Wie sich leider beim aktuellen Weg zur Energiewende immer wieder zeigt, fehlt ein holistischer / systemischer Zugang, der auf Dauer nicht gut gehen kann. Dies insbesondere, da so gut wie nur an der Erzeugung (Wind und PV), jedoch nur verzögert an der Verteilung (Übertragungs- und insbesondere Verteilungsnetze!) und kaum an der Energiebevorratung (Speicher in unterschiedlichen Zeitbereichen) gearbeitet wird. Ein System ist jedoch mehr als die Summe seiner Einzelteile bzw. kann man das Detail nur verstehen, wenn man das Ganze kennt und nicht umgekehrt. In der Realität erfolgt jedoch eine Optimierung von Einzelteilen ohne Gesamtsicht. 

Mit diesem Beitrag sollen mögliche/notwendige Lösungsansätze aufgegriffen werden. Wie so oft zeigt sich hier auch, dass es nicht am notwendigen Wissen oder an den Technologien fehlt, sondern an der Umsetzung/Anpassung von Regulativen. Hierzu hat auch Gunter Dueck einen sehr guten Beitrag verfasst: Erforschen was man schon kaufen kann

18.08.19: Systemdienstleistungen

Von Christian Höhle / SMA

Eine mögliche Lösung sind „spannungsstellende Wechselrichter“ für Windkraft, Solarstrom und Batteriespeicher. Heutige Wechselrichter arbeiten stromstellend und „folgen“ dem Netz. Es ist eine äußere Frequenzquelle nötig. Eine eventuelle überlagerte Steuerung von außen wäre viel zu langsam.

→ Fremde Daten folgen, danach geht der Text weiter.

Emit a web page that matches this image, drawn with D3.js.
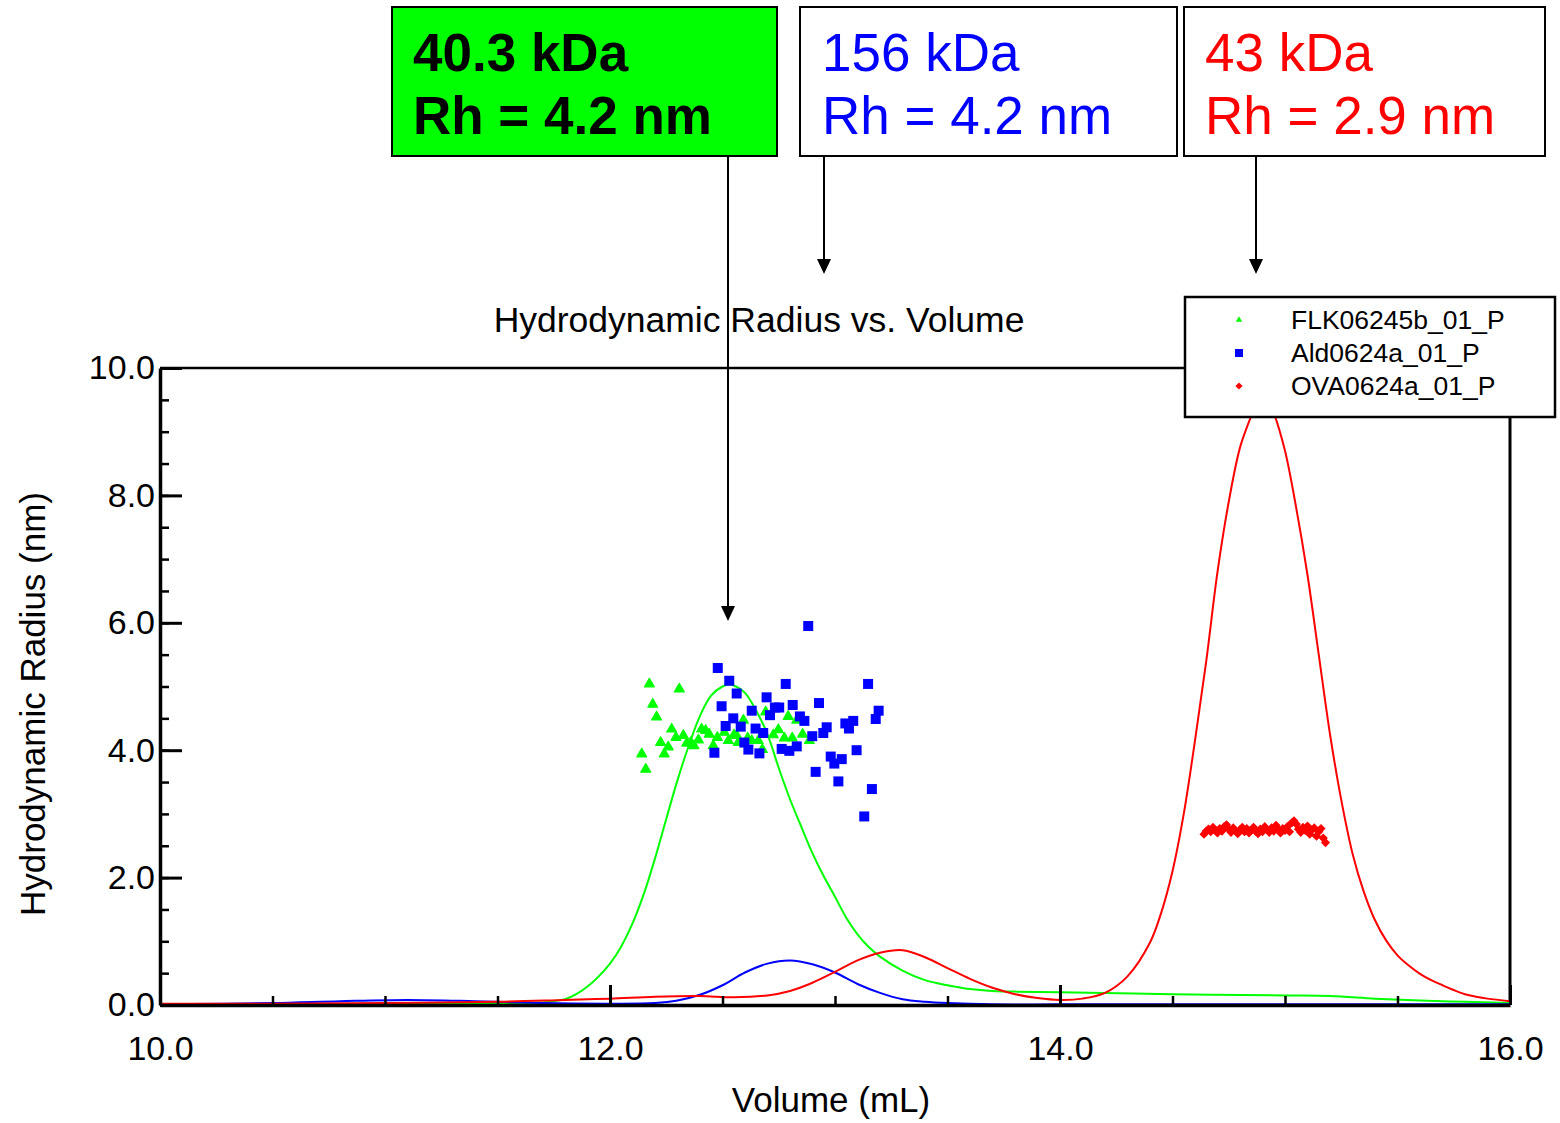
<!DOCTYPE html>
<html lang="en">
<head>
<meta charset="UTF-8">
<title>Hydrodynamic Radius vs. Volume</title>
<script src="https://d3js.org/d3.v7.min.js"></script>
<style>
  body { margin: 0; background: #fff; }
  svg { display: block; font-family: "Liberation Sans", Arial, sans-serif; }
</style>
</head>
<body>
<svg id="chart" width="1560" height="1123"></svg>
<script>
// Legend names and colours
const seriesNames = ["FLK06245b_01_P", "Ald0624a_01_P", "OVA0624a_01_P"];
const seriesColors = ["#00ff00", "#0000ff", "#ff0000"];

// Axis ticks
const xTicks = [10, 12, 14, 16];
const yTicks = [0, 2, 4, 6, 8, 10];

// Concentration traces, [volume (mL), scaled signal]
const flkTrace = [
  [10.0, 0.01], [10.5, 0.01], [11.0, 0.01], [11.4, 0.02], [11.6, 0.03], [11.7, 0.04],
  [11.75, 0.06], [11.8, 0.09], [11.85, 0.17], [11.9, 0.29], [11.95, 0.45], [12.0, 0.65],
  [12.05, 0.92], [12.1, 1.28], [12.15, 1.74], [12.2, 2.30], [12.25, 2.92], [12.3, 3.53],
  [12.35, 4.07], [12.4, 4.54], [12.45, 4.86], [12.5, 5.00], [12.53, 5.03], [12.56, 5.00],
  [12.6, 4.90], [12.65, 4.62], [12.7, 4.25], [12.75, 3.72], [12.8, 3.23], [12.85, 2.80],
  [12.9, 2.38], [12.95, 2.02], [13.0, 1.70], [13.05, 1.37], [13.1, 1.11], [13.15, 0.91],
  [13.2, 0.76], [13.3, 0.54], [13.4, 0.39], [13.5, 0.31], [13.6, 0.25], [13.7, 0.22],
  [13.8, 0.21], [14.0, 0.20], [14.5, 0.17], [15.0, 0.15], [15.2, 0.14], [15.4, 0.10],
  [15.6, 0.07], [15.8, 0.05], [16.0, 0.03]
];
const aldTrace = [
  [10.0, 0.01], [10.5, 0.03], [10.8, 0.06], [11.1, 0.08], [11.4, 0.06], [11.7, 0.03],
  [12.0, 0.02], [12.2, 0.03], [12.3, 0.07], [12.4, 0.16], [12.5, 0.31], [12.6, 0.51],
  [12.7, 0.65], [12.8, 0.70], [12.9, 0.64], [13.0, 0.51], [13.1, 0.33], [13.2, 0.19],
  [13.3, 0.09], [13.4, 0.05], [13.5, 0.03], [13.7, 0.01], [14.0, 0.01], [15.0, 0.01],
  [16.0, 0.01]
];
const ovaTrace = [
  [10.0, 0.02], [10.5, 0.02], [11.0, 0.03], [11.5, 0.05], [11.8, 0.08], [12.0, 0.10],
  [12.2, 0.13], [12.4, 0.14], [12.55, 0.12], [12.7, 0.15], [12.8, 0.22], [12.9, 0.35],
  [13.0, 0.52], [13.1, 0.70], [13.2, 0.82], [13.3, 0.86], [13.4, 0.75], [13.5, 0.58],
  [13.6, 0.41], [13.7, 0.27], [13.8, 0.17], [13.9, 0.11], [14.0, 0.08], [14.1, 0.10],
  [14.2, 0.19], [14.3, 0.45], [14.4, 0.98], [14.45, 1.45], [14.5, 2.10], [14.55, 3.00],
  [14.6, 4.15], [14.65, 5.40], [14.7, 6.80], [14.75, 7.90], [14.8, 8.75], [14.85, 9.25],
  [14.9, 9.72], [14.95, 9.30], [15.0, 8.70], [15.05, 7.80], [15.1, 6.75], [15.15, 5.50],
  [15.2, 4.25], [15.25, 3.22], [15.3, 2.38], [15.35, 1.78], [15.4, 1.33], [15.45, 1.01],
  [15.5, 0.78], [15.55, 0.62], [15.6, 0.49], [15.65, 0.39], [15.7, 0.31], [15.75, 0.235],
  [15.8, 0.17], [15.85, 0.13], [15.9, 0.10], [16.0, 0.06]
];

// Hydrodynamic radius points, [volume (mL), Rh (nm)]
const flkPoints = [
  [12.175, 5.04], [12.308, 4.96], [12.19, 4.72], [12.207, 4.52], [12.274, 4.33], [12.141, 3.94],
  [12.159, 3.70], [12.241, 3.94], [12.225, 4.12], [12.259, 4.05], [12.293, 4.20], [12.326, 4.23],
  [12.341, 4.11], [12.359, 4.12], [12.373, 4.07], [12.393, 4.16], [12.407, 4.33], [12.425, 4.31],
  [12.441, 4.25], [12.459, 4.07], [12.477, 4.20], [12.508, 4.28], [12.526, 4.15], [12.551, 4.24],
  [12.563, 4.23], [12.57, 4.12], [12.593, 4.47], [12.612, 4.19], [12.63, 4.15], [12.659, 4.15],
  [12.677, 4.01], [12.692, 4.60], [12.726, 4.24], [12.748, 4.32], [12.775, 4.19], [12.792, 4.53],
  [12.81, 4.19], [12.83, 4.47], [12.856, 4.25], [12.886, 4.15]
];
const aldPoints = [
  [12.881, 5.95], [12.479, 5.29], [12.53, 5.09], [12.563, 4.89], [12.496, 4.69], [12.781, 5.04],
  [13.147, 5.04], [12.696, 4.83], [12.733, 4.67], [12.752, 4.67], [12.812, 4.71], [12.929, 4.74],
  [12.63, 4.62], [12.711, 4.55], [12.548, 4.50], [12.844, 4.53], [12.864, 4.46], [13.194, 4.62],
  [13.181, 4.49], [13.081, 4.46], [13.046, 4.42], [13.062, 4.34], [12.514, 4.38], [12.581, 4.37],
  [12.647, 4.34], [12.681, 4.27], [12.963, 4.36], [12.948, 4.27], [12.899, 4.22], [12.597, 4.12],
  [12.615, 4.01], [12.664, 3.95], [12.464, 3.96], [12.763, 4.02], [12.797, 3.99], [12.83, 4.06],
  [13.096, 4.00], [12.981, 3.90], [13.03, 3.86], [12.997, 3.79], [12.914, 3.66], [13.015, 3.51],
  [13.164, 3.39], [13.13, 2.96]
];
const ovaPoints = [
  [14.64, 2.68], [14.65, 2.73], [14.66, 2.76], [14.67, 2.72], [14.68, 2.79], [14.69, 2.74],
  [14.70, 2.70], [14.71, 2.77], [14.72, 2.73], [14.73, 2.80], [14.74, 2.83], [14.75, 2.76],
  [14.76, 2.71], [14.77, 2.78], [14.78, 2.74], [14.79, 2.69], [14.80, 2.75], [14.81, 2.79],
  [14.82, 2.72], [14.83, 2.77], [14.84, 2.70], [14.85, 2.74], [14.86, 2.79], [14.87, 2.73],
  [14.88, 2.69], [14.89, 2.76], [14.90, 2.72], [14.91, 2.80], [14.92, 2.75], [14.93, 2.71],
  [14.94, 2.78], [14.95, 2.73], [14.96, 2.82], [14.97, 2.76], [14.98, 2.70], [14.99, 2.77],
  [15.00, 2.74], [15.01, 2.80], [15.02, 2.72], [15.03, 2.86], [15.04, 2.89], [15.05, 2.84],
  [15.06, 2.76], [15.07, 2.71], [15.08, 2.79], [15.09, 2.74], [15.10, 2.81], [15.11, 2.68],
  [15.12, 2.75], [15.13, 2.78], [15.14, 2.65], [15.15, 2.72], [15.16, 2.77], [15.17, 2.62],
  [15.18, 2.55]
];

// Annotation box texts
const annotations = [
  { mass: "40.3 kDa", rh: "Rh = 4.2 nm" },
  { mass: "156 kDa",  rh: "Rh = 4.2 nm" },
  { mass: "43 kDa",   rh: "Rh = 2.9 nm" }
];

const svg = d3.select("#chart");
const margin = { top: 368, right: 50, bottom: 118, left: 160 };
const W = 1560, H = 1123;

const x = d3.scaleLinear().domain([10, 16]).range([margin.left, W - margin.right]);
const y = d3.scaleLinear().domain([0, 10]).range([H - margin.bottom, margin.top]);

// frame top & right
svg.append("line")
  .attr("x1", x(10)).attr("x2", x(16)).attr("y1", y(10)).attr("y2", y(10))
  .attr("stroke", "#000").attr("stroke-width", 2.5);
svg.append("line")
  .attr("x1", x(16)).attr("x2", x(16)).attr("y1", y(10)).attr("y2", y(0))
  .attr("stroke", "#000").attr("stroke-width", 3);

// traces
const line = d3.line()
  .x(d => x(d[0]))
  .y(d => y(d[1]))
  .curve(d3.curveCatmullRom.alpha(0.5));

[flkTrace, aldTrace, ovaTrace].forEach((tr, i) => {
  svg.append("path")
    .datum(tr)
    .attr("fill", "none")
    .attr("stroke", seriesColors[i])
    .attr("stroke-width", 2)
    .attr("d", line);
});

// minor ticks
svg.append("g")
  .attr("transform", `translate(0,${y(0)})`)
  .call(d3.axisBottom(x).ticks(12).tickSize(-9).tickSizeOuter(0).tickFormat(""))
  .call(g => g.select(".domain").remove())
  .call(g => g.selectAll("line").attr("stroke-width", 2.5));
svg.append("g")
  .attr("transform", `translate(${x(10)},0)`)
  .call(d3.axisLeft(y).ticks(20).tickSize(-9).tickSizeOuter(0).tickFormat(""))
  .call(g => g.select(".domain").remove())
  .call(g => g.selectAll("line").attr("stroke-width", 2.5));

// major axes
svg.append("g")
  .attr("transform", `translate(0,${y(0)})`)
  .call(d3.axisBottom(x).tickValues(xTicks).tickSize(-20).tickSizeOuter(0)
    .tickPadding(31).tickFormat(d3.format(".1f")))
  .call(g => g.select(".domain").attr("stroke-width", 3.5))
  .call(g => g.selectAll("line").attr("stroke-width", 3))
  .call(g => g.selectAll("text").attr("font-size", 34).attr("font-family", "Liberation Sans, Arial, sans-serif").attr("fill", "#000"));
svg.append("g")
  .attr("transform", `translate(${x(10)},0)`)
  .call(d3.axisLeft(y).tickValues(yTicks).tickSize(-22).tickSizeOuter(0)
    .tickPadding(5).tickFormat(d3.format(".1f")))
  .call(g => g.select(".domain").attr("stroke-width", 3.5))
  .call(g => g.selectAll("line").attr("stroke-width", 3))
  .call(g => g.selectAll("text").attr("font-size", 34).attr("font-family", "Liberation Sans, Arial, sans-serif").attr("fill", "#000"));

// markers
const tri = d3.symbol(d3.symbolTriangle, 42);
const sq = d3.symbol(d3.symbolSquare, 100);
const dia = d3.symbol(d3.symbolSquare, 42);

svg.append("g").selectAll("path")
  .data(flkPoints).join("path")
  .attr("d", tri)
  .attr("transform", d => `translate(${x(d[0])},${y(d[1])})`)
  .attr("fill", seriesColors[0])
  .attr("stroke", seriesColors[0]).attr("stroke-width", 1.2).attr("stroke-linejoin", "round");

svg.append("g").selectAll("path")
  .data(aldPoints).join("path")
  .attr("d", sq)
  .attr("transform", d => `translate(${x(d[0])},${y(d[1])})`)
  .attr("fill", seriesColors[1]);

svg.append("g").selectAll("path")
  .data(ovaPoints).join("path")
  .attr("d", dia)
  .attr("transform", d => `translate(${x(d[0])},${y(d[1])}) rotate(45)`)
  .attr("fill", seriesColors[2]);

// title and axis titles
svg.append("text")
  .attr("x", 759).attr("y", 332)
  .attr("text-anchor", "middle").attr("font-size", 35.5)
  .text("Hydrodynamic Radius vs. Volume");
svg.append("text")
  .attr("x", 831).attr("y", 1112)
  .attr("text-anchor", "middle").attr("font-size", 35)
  .text("Volume (mL)");
svg.append("text")
  .attr("transform", "translate(45,704) rotate(-90)")
  .attr("text-anchor", "middle").attr("font-size", 35)
  .text("Hydrodynamic Radius (nm)");

// legend
const legend = svg.append("g");
legend.append("rect")
  .attr("x", 1185).attr("y", 297).attr("width", 370).attr("height", 120)
  .attr("fill", "#fff").attr("stroke", "#000").attr("stroke-width", 2.5);
const legendSymbols = [d3.symbol(d3.symbolTriangle, 18), d3.symbol(d3.symbolSquare, 64), d3.symbol(d3.symbolSquare, 26)];
seriesNames.forEach((name, i) => {
  const cy = 320 + i * 33;
  legend.append("path")
    .attr("d", legendSymbols[i])
    .attr("transform", `translate(1239,${cy})` + (i === 2 ? " rotate(45)" : ""))
    .attr("fill", seriesColors[i]);
  legend.append("text")
    .attr("x", 1291).attr("y", cy + 9)
    .attr("font-size", 26.5)
    .text(name);
});

// annotation boxes with arrows
const boxes = [
  { x0: 392, x1: 777, fill: "#00ff00", color: "#000", weight: "bold", size: 53, tx: 413, ax: 728, tip: 621 },
  { x0: 800, x1: 1177, fill: "#fff", color: "#0000ff", weight: "normal", size: 53, tx: 822, ax: 824, tip: 274 },
  { x0: 1184, x1: 1545, fill: "#fff", color: "#ff0000", weight: "normal", size: 53, tx: 1205, ax: 1256, tip: 274 }
];
annotations.forEach((a, i) => {
  const b = boxes[i];
  const g = svg.append("g");
  g.append("rect")
    .attr("x", b.x0).attr("y", 7).attr("width", b.x1 - b.x0).attr("height", 149)
    .attr("fill", b.fill).attr("stroke", "#000").attr("stroke-width", 2);
  g.append("text")
    .attr("x", b.tx).attr("y", 71)
    .attr("font-size", b.size).attr("font-weight", b.weight).attr("fill", b.color)
    .text(a.mass);
  g.append("text")
    .attr("x", b.tx).attr("y", 134)
    .attr("font-size", b.size).attr("font-weight", b.weight).attr("fill", b.color)
    .text(a.rh);
  g.append("line")
    .attr("x1", b.ax).attr("x2", b.ax).attr("y1", 156).attr("y2", b.tip - 12)
    .attr("stroke", "#000").attr("stroke-width", 2);
  g.append("path")
    .attr("d", `M${b.ax - 7},${b.tip - 15} L${b.ax + 7},${b.tip - 15} L${b.ax},${b.tip} Z`)
    .attr("fill", "#000");
});
</script>
</body>
</html>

Für den Betrieb kleinerer Netze von Dörfern, Städten und Inseln (in denen Schwankungen von Last und Erzeugung anteilig viel ausgeprägter sind) [Energiezellen] gibt es mittlerweile aber auch spannungsstellende Wechselrichter. Hier wird zwar auch übergeordnet von außen gesteuert und über die Frequenz geregelt, jedoch funktioniert die momentane Reaktion des Systems anders. Man kann sich das vorstellen als ob der Wechselrichter eine Vorstellung über den zukünftigen Verlauf des Netz Sinus hätte. Nun misst der Wechselrichter nicht mehr die Frequenz, sondern schaut viele tausend Mal pro Sinuswelle ob die Spannung noch der erwarteten entspricht. So kann instantan reagiert werden – eine digitale Momentanreserve sozusagen.

Eine Anlage mit solchen Fähigkeiten wurde kürzlich in Bordesholm ans Netz gebracht.

Man müsste nicht alle heutigen Wechselrichter gegen solche spannungsstellenden Wechselrichter ersetzen. Ein Anteil reicht, um die vorhandenen Wechselrichter mitziehen zu können.

Auch müssen das nicht Batteriespeicher sein. Das geht auch mit Solar und Windkraft. Aktuell ist es lediglich wirtschaftlicher, z.B. die PV immer mit maximaler Produktion laufen zu lassen und eine Vorhaltung von möglicher Regelleistung durch Batterien zu erledigen, obwohl natürlich auch die PV problemlos ein paar Prozent unter Maximum laufen und so positiv und negativ zu Netzdienstleistungen beitragen könnte.

Ein Netz mit relevanter Anzahl spannungsstellender Wechselrichter könnte sogar schwarzstartfähig sein (nicht innerhalb von Tagen, sondern von Sekunden), wie wir für die Marlon Brandos Insel gezeigt haben. 2018 habe ich an der Hochschule Karlsruhe einen Vortrag dazu gehalten.

Klingt alles ziemlich gut – warum macht man das heute noch nicht???

Ganz einfach: wir dürfen es nicht. Es gibt Stand heute keine Netzanschlussbedingungen um spannungsstellende Wechselrichter an einem Verbundnetz zu betreiben 🙁 Da gibt es noch deutlichem regulatorischen Nachholbedarf, allerdings ist das Interesse der Energieversorger scheinbar gering, daran kurzfristig etwas zu ändern.